## Exercise details
The listing below should be printed exactly, every line of it. Skip the pictures.

________________________

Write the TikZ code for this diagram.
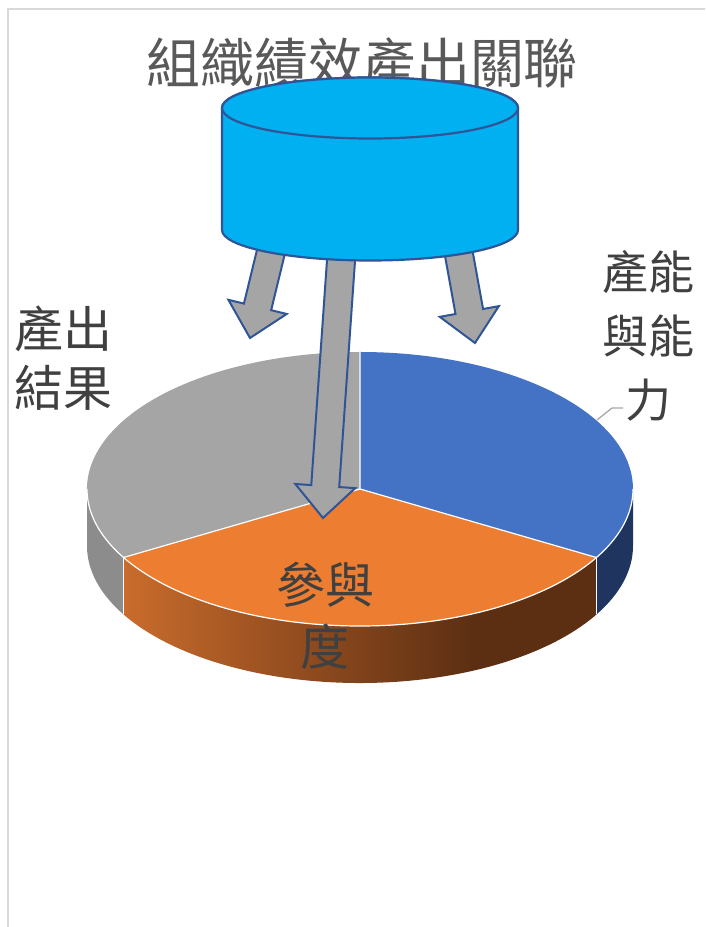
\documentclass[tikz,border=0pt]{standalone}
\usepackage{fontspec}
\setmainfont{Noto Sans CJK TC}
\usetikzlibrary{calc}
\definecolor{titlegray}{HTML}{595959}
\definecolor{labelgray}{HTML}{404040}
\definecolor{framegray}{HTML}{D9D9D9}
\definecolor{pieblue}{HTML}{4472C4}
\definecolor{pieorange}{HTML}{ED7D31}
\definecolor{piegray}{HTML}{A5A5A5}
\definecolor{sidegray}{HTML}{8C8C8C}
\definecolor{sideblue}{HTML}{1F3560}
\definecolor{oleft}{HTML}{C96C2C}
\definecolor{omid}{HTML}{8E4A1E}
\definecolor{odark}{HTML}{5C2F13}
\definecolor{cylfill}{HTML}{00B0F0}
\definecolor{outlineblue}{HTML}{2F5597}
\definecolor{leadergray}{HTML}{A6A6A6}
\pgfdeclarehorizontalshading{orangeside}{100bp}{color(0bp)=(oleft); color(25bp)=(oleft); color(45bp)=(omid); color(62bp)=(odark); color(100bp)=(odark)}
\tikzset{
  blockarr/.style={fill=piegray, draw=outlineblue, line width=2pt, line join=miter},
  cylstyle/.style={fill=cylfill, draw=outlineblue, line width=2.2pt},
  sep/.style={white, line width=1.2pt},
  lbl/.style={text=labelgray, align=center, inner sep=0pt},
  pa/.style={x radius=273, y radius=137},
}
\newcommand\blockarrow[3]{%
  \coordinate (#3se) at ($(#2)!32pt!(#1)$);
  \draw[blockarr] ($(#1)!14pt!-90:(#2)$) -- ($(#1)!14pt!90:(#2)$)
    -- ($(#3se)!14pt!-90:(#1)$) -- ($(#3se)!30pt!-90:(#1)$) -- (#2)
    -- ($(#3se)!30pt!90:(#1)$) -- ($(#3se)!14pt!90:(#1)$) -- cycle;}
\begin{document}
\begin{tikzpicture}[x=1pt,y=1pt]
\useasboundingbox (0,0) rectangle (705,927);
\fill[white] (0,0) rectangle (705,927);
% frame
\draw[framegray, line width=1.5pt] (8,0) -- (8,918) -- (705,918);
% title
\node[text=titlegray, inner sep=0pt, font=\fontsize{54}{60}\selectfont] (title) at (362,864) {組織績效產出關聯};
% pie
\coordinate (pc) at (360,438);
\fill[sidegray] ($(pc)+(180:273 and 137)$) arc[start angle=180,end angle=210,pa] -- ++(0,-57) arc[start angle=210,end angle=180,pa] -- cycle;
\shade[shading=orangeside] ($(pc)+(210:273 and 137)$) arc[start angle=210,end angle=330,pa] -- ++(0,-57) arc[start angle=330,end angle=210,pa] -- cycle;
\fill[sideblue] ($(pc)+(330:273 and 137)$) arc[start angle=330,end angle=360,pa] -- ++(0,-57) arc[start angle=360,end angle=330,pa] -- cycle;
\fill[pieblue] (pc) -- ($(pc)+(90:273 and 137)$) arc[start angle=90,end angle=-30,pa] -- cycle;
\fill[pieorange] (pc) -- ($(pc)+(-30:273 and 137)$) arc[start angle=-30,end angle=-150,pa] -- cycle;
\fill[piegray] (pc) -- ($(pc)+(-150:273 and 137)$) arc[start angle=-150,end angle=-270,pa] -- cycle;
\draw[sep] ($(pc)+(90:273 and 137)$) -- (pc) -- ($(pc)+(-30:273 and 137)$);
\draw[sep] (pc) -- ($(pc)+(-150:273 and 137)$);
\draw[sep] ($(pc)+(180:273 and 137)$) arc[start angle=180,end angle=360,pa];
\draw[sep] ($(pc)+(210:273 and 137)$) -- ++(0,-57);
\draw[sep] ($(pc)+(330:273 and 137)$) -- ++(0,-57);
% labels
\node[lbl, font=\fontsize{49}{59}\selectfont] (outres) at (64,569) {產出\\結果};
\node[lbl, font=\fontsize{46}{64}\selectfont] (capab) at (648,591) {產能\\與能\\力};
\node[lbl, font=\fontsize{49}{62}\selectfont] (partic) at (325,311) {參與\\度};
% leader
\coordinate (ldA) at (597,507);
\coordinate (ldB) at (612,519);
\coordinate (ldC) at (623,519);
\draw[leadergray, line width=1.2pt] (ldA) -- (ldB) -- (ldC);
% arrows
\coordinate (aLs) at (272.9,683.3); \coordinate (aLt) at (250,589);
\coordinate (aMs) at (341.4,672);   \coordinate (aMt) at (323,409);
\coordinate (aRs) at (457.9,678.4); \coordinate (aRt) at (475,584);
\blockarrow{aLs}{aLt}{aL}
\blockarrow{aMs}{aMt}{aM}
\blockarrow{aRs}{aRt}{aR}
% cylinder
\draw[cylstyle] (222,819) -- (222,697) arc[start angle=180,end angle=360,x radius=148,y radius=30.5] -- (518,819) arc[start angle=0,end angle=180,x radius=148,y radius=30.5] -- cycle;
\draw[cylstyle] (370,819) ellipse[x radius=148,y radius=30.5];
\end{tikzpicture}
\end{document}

________________________

## Solution below
Write the TikZ code for this diagram.
\documentclass[tikz,border=0pt]{standalone}
\usepackage{fontspec}
\setmainfont{Noto Sans CJK TC}
\usetikzlibrary{calc}
\definecolor{titlegray}{HTML}{595959}
\definecolor{labelgray}{HTML}{404040}
\definecolor{framegray}{HTML}{D9D9D9}
\definecolor{pieblue}{HTML}{4472C4}
\definecolor{pieorange}{HTML}{ED7D31}
\definecolor{piegray}{HTML}{A5A5A5}
\definecolor{sidegray}{HTML}{8C8C8C}
\definecolor{sideblue}{HTML}{1F3560}
\definecolor{oleft}{HTML}{C96C2C}
\definecolor{omid}{HTML}{8E4A1E}
\definecolor{odark}{HTML}{5C2F13}
\definecolor{cylfill}{HTML}{00B0F0}
\definecolor{outlineblue}{HTML}{2F5597}
\definecolor{leadergray}{HTML}{A6A6A6}
\pgfdeclarehorizontalshading{orangeside}{100bp}{color(0bp)=(oleft); color(25bp)=(oleft); color(45bp)=(omid); color(62bp)=(odark); color(100bp)=(odark)}
\tikzset{
  blockarr/.style={fill=piegray, draw=outlineblue, line width=2pt, line join=miter},
  cylstyle/.style={fill=cylfill, draw=outlineblue, line width=2.2pt},
  sep/.style={white, line width=1.2pt},
  lbl/.style={text=labelgray, align=center, inner sep=0pt},
  pa/.style={x radius=273, y radius=137},
}
\newcommand\blockarrow[3]{%
  \coordinate (#3se) at ($(#2)!32pt!(#1)$);
  \draw[blockarr] ($(#1)!14pt!-90:(#2)$) -- ($(#1)!14pt!90:(#2)$)
    -- ($(#3se)!14pt!-90:(#1)$) -- ($(#3se)!30pt!-90:(#1)$) -- (#2)
    -- ($(#3se)!30pt!90:(#1)$) -- ($(#3se)!14pt!90:(#1)$) -- cycle;}
\begin{document}
\begin{tikzpicture}[x=1pt,y=1pt]
\useasboundingbox (0,0) rectangle (705,927);
\fill[white] (0,0) rectangle (705,927);
% frame
\draw[framegray, line width=1.5pt] (8,0) -- (8,918) -- (705,918);
% title
\node[text=titlegray, inner sep=0pt, font=\fontsize{54}{60}\selectfont] (title) at (362,864) {組織績效產出關聯};
% pie
\coordinate (pc) at (360,438);
\fill[sidegray] ($(pc)+(180:273 and 137)$) arc[start angle=180,end angle=210,pa] -- ++(0,-57) arc[start angle=210,end angle=180,pa] -- cycle;
\shade[shading=orangeside] ($(pc)+(210:273 and 137)$) arc[start angle=210,end angle=330,pa] -- ++(0,-57) arc[start angle=330,end angle=210,pa] -- cycle;
\fill[sideblue] ($(pc)+(330:273 and 137)$) arc[start angle=330,end angle=360,pa] -- ++(0,-57) arc[start angle=360,end angle=330,pa] -- cycle;
\fill[pieblue] (pc) -- ($(pc)+(90:273 and 137)$) arc[start angle=90,end angle=-30,pa] -- cycle;
\fill[pieorange] (pc) -- ($(pc)+(-30:273 and 137)$) arc[start angle=-30,end angle=-150,pa] -- cycle;
\fill[piegray] (pc) -- ($(pc)+(-150:273 and 137)$) arc[start angle=-150,end angle=-270,pa] -- cycle;
\draw[sep] ($(pc)+(90:273 and 137)$) -- (pc) -- ($(pc)+(-30:273 and 137)$);
\draw[sep] (pc) -- ($(pc)+(-150:273 and 137)$);
\draw[sep] ($(pc)+(180:273 and 137)$) arc[start angle=180,end angle=360,pa];
\draw[sep] ($(pc)+(210:273 and 137)$) -- ++(0,-57);
\draw[sep] ($(pc)+(330:273 and 137)$) -- ++(0,-57);
% labels
\node[lbl, font=\fontsize{49}{59}\selectfont] (outres) at (64,569) {產出\\結果};
\node[lbl, font=\fontsize{46}{64}\selectfont] (capab) at (648,591) {產能\\與能\\力};
\node[lbl, font=\fontsize{49}{62}\selectfont] (partic) at (325,311) {參與\\度};
% leader
\coordinate (ldA) at (597,507);
\coordinate (ldB) at (612,519);
\coordinate (ldC) at (623,519);
\draw[leadergray, line width=1.2pt] (ldA) -- (ldB) -- (ldC);
% arrows
\coordinate (aLs) at (272.9,683.3); \coordinate (aLt) at (250,589);
\coordinate (aMs) at (341.4,672);   \coordinate (aMt) at (323,409);
\coordinate (aRs) at (457.9,678.4); \coordinate (aRt) at (475,584);
\blockarrow{aLs}{aLt}{aL}
\blockarrow{aMs}{aMt}{aM}
\blockarrow{aRs}{aRt}{aR}
% cylinder
\draw[cylstyle] (222,819) -- (222,697) arc[start angle=180,end angle=360,x radius=148,y radius=30.5] -- (518,819) arc[start angle=0,end angle=180,x radius=148,y radius=30.5] -- cycle;
\draw[cylstyle] (370,819) ellipse[x radius=148,y radius=30.5];
\end{tikzpicture}
\end{document}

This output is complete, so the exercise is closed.